The new guidelines allow “female to male” with no restriction, while “male to female” athletes will need to maintain a particular testosterone level for a one-year period prior to competition.
The guidelines introduced are not rules nor regulations. According to an interview with the Associated Press, IOC Medical Director Dr. Richard Budgett says they should act as recommendations for international sports federations and groups involved with the upcoming Olympics in Rio de Janeiro.
“This should give them the confidence and stimulus to put these rules in place” Budgett said in the interview. The IOC reformed the policy to adapt to current social and political transgender issues.
Leading the medical hearings for the IOC was Professor Uger Erdener.

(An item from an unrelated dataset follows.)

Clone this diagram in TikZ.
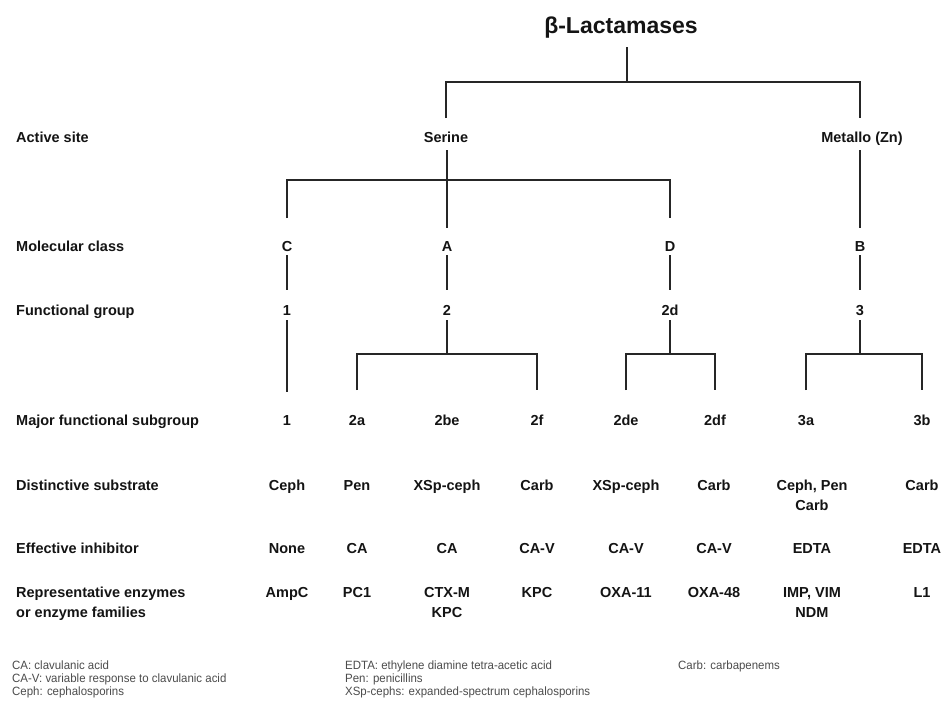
\documentclass[tikz,border=0pt]{standalone}
\usepackage{fontspec}
\setmainfont{Liberation Sans}
\newfontfamily\legfont[FakeStretch=0.955]{Liberation Sans}
\begin{document}
\begin{tikzpicture}[x=1pt,y=-1pt,
  lab/.style={anchor=base west, inner sep=0, font=\bfseries\fontsize{14.5}{19}\selectfont, text=black!92},
  cell/.style={anchor=base, inner sep=0, font=\bfseries\fontsize{14.5}{19}\selectfont, text=black!92},
  ttl/.style={anchor=base, inner sep=0, font=\bfseries\fontsize{23}{27}\selectfont, text=black!92},
  leg/.style={anchor=base west, inner sep=0, font=\legfont\fontsize{12}{14}\selectfont, text=black!70},
  conn/.style={line width=2pt, draw=black!85}]
\useasboundingbox[fill=white] (0,0) rectangle (943,705);
\newcommand{\two}[2]{\begin{tabular}[t]{@{}c@{}}#1\\[1pt]#2\end{tabular}}

% title and tree
\node[ttl] (root) at (621,33) {β-Lactamases};
\node[cell] (serine) at (446,142) {Serine};
\node[cell] (metallo) at (862,142) {Metallo (Zn)};
\node[cell] (C) at (287,251) {C};
\node[cell] (A) at (447,251) {A};
\node[cell] (D) at (670,251) {D};
\node[cell] (B) at (860,251) {B};
\node[cell] (f1) at (287,315) {1};
\node[cell] (f2) at (447,315) {2};
\node[cell] (f2d) at (670,315) {2d};
\node[cell] (f3) at (860,315) {3};
\node[cell] (s1) at (287,425) {1};
\node[cell] (s2a) at (357,425) {2a};
\node[cell] (s2be) at (447,425) {2be};
\node[cell] (s2f) at (537,425) {2f};
\node[cell] (s2de) at (626,425) {2de};
\node[cell] (s2df) at (715,425) {2df};
\node[cell] (s3a) at (806,425) {3a};
\node[cell] (s3b) at (922,425) {3b};

\coordinate (bar0) at (627,82);
\coordinate (bar1) at (447,180);
\coordinate (bar2) at (447,354);
\coordinate (bar3) at (670,354);
\coordinate (bar4) at (860,354);

\draw[conn] ([yshift=-14pt]root.base -| bar0) -- (bar0);
\draw[conn] ([yshift=24pt]serine.base) |- (bar0) -| ([yshift=24pt]metallo.base -| B);
\draw[conn] ([yshift=-8pt]serine.base -| A) -- ([yshift=23pt]A.base);
\draw[conn] ([yshift=33pt]C.base) |- (bar1) -| ([yshift=33pt]D.base);
\draw[conn] ([yshift=-8pt]metallo.base -| B) -- ([yshift=23pt]B.base);
\foreach \u/\v in {C/f1,A/f2,D/f2d,B/f3}
  \draw[conn] ([yshift=-4pt]\u.base) -- ([yshift=25pt]\v.base);
\draw[conn] ([yshift=-5pt]f1.base) -- ([yshift=33pt]s1.base);
\draw[conn] ([yshift=-5pt]f2.base) -- (bar2);
\draw[conn] ([yshift=35pt]s2a.base) |- (bar2) -| ([yshift=35pt]s2f.base);
\draw[conn] ([yshift=-5pt]f2d.base) -- (bar3);
\draw[conn] ([yshift=35pt]s2de.base) |- (bar3) -| ([yshift=35pt]s2df.base);
\draw[conn] ([yshift=-5pt]f3.base) -- (bar4);
\draw[conn] ([yshift=35pt]s3a.base) |- (bar4) -| ([yshift=35pt]s3b.base);

% row labels
\node[lab] (lAct) at (16,142) {Active site};
\node[lab] (lMol) at (16,251) {Molecular class};
\node[lab] (lFun) at (16,315) {Functional group};
\node[lab] (lMaj) at (16,425) {Major functional subgroup};
\node[lab] (lSub) at (16,490) {Distinctive substrate};
\node[lab] (lInh) at (16,553) {Effective inhibitor};
\node[lab] (lRep) at (16,597) {\begin{tabular}[t]{@{}l@{}}Representative enzymes\\[1pt]or enzyme families\end{tabular}};

% distinctive substrate
\node[cell] (d1) at (287,490) {Ceph};
\node[cell] (d2) at (357,490) {Pen};
\node[cell] (d3) at (447,490) {XSp-ceph};
\node[cell] (d4) at (537,490) {Carb};
\node[cell] (d5) at (626,490) {XSp-ceph};
\node[cell] (d6) at (714,490) {Carb};
\node[cell] (d7) at (812,490) {\two{Ceph, Pen}{Carb}};
\node[cell] (d8) at (922,490) {Carb};

% effective inhibitor
\node[cell] (i1) at (287,553) {None};
\node[cell] (i2) at (357,553) {CA};
\node[cell] (i3) at (447,553) {CA};
\node[cell] (i4) at (537,553) {CA-V};
\node[cell] (i5) at (626,553) {CA-V};
\node[cell] (i6) at (714,553) {CA-V};
\node[cell] (i7) at (812,553) {EDTA};
\node[cell] (i8) at (922,553) {EDTA};

% representative enzymes
\node[cell] (r1) at (287,597) {AmpC};
\node[cell] (r2) at (357,597) {PC1};
\node[cell] (r3) at (447,597) {\two{CTX-M}{KPC}};
\node[cell] (r4) at (537,597) {KPC};
\node[cell] (r5) at (626,597) {OXA-11};
\node[cell] (r6) at (714,597) {OXA-48};
\node[cell] (r7) at (812,597) {\two{IMP, VIM}{NDM}};
\node[cell] (r8) at (922,597) {L1};

% legend
\node[leg] (g1) at (12,669) {CA: clavulanic acid};
\node[leg] (g2) at (12,682) {CA-V: variable response to clavulanic acid};
\node[leg] (g3) at (12,695) {Ceph: cephalosporins};
\node[leg] (g4) at (345,669) {EDTA: ethylene diamine tetra-acetic acid};
\node[leg] (g5) at (345,682) {Pen: penicillins};
\node[leg] (g6) at (345,695) {XSp-cephs: expanded-spectrum cephalosporins};
\node[leg] (g7) at (678,669) {Carb: carbapenems};
\end{tikzpicture}
\end{document}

“It is necessary to ensure in so far as possible that trans athletes are not excluded from the opportunity to participate in sporting competition,” Erdener said to AP, and insists that surgery “may be inconsistent with developing legislation and notions of human rights.”
Since 2003 until now, transgender athletes were required to have reassignment surgery and a minimum of two years of hormonal therapy to become eligible to compete.
Testosterone levels will be carefully tested leading up to any competition. Male to female athletes will need to maintain 10 nanomols per litre, which is a specific concentration of testosterone in the blood. Female to male, who have no particular restriction, will be monitored carefully so athletes do not abuse testosterone levels prior to competition.
Former IOC medical commission chairman Arne Ljungqvist, who was involved with the makeup of the guidelines, says maintaining this particular concentration will not be easy.
“That does not mean a 1-year guarantee. You don’t go below 10 from day one. It takes quite some time. It can take more than one year or two years,” Ljungqvist told AP.
In 2009, South African runner Caster Semenya won the 800-metre world title. She was also ordered to undergo sex-tests following the victory. The tests were deemed unethical, so introducing new guidelines will help Olympic committees moving forward.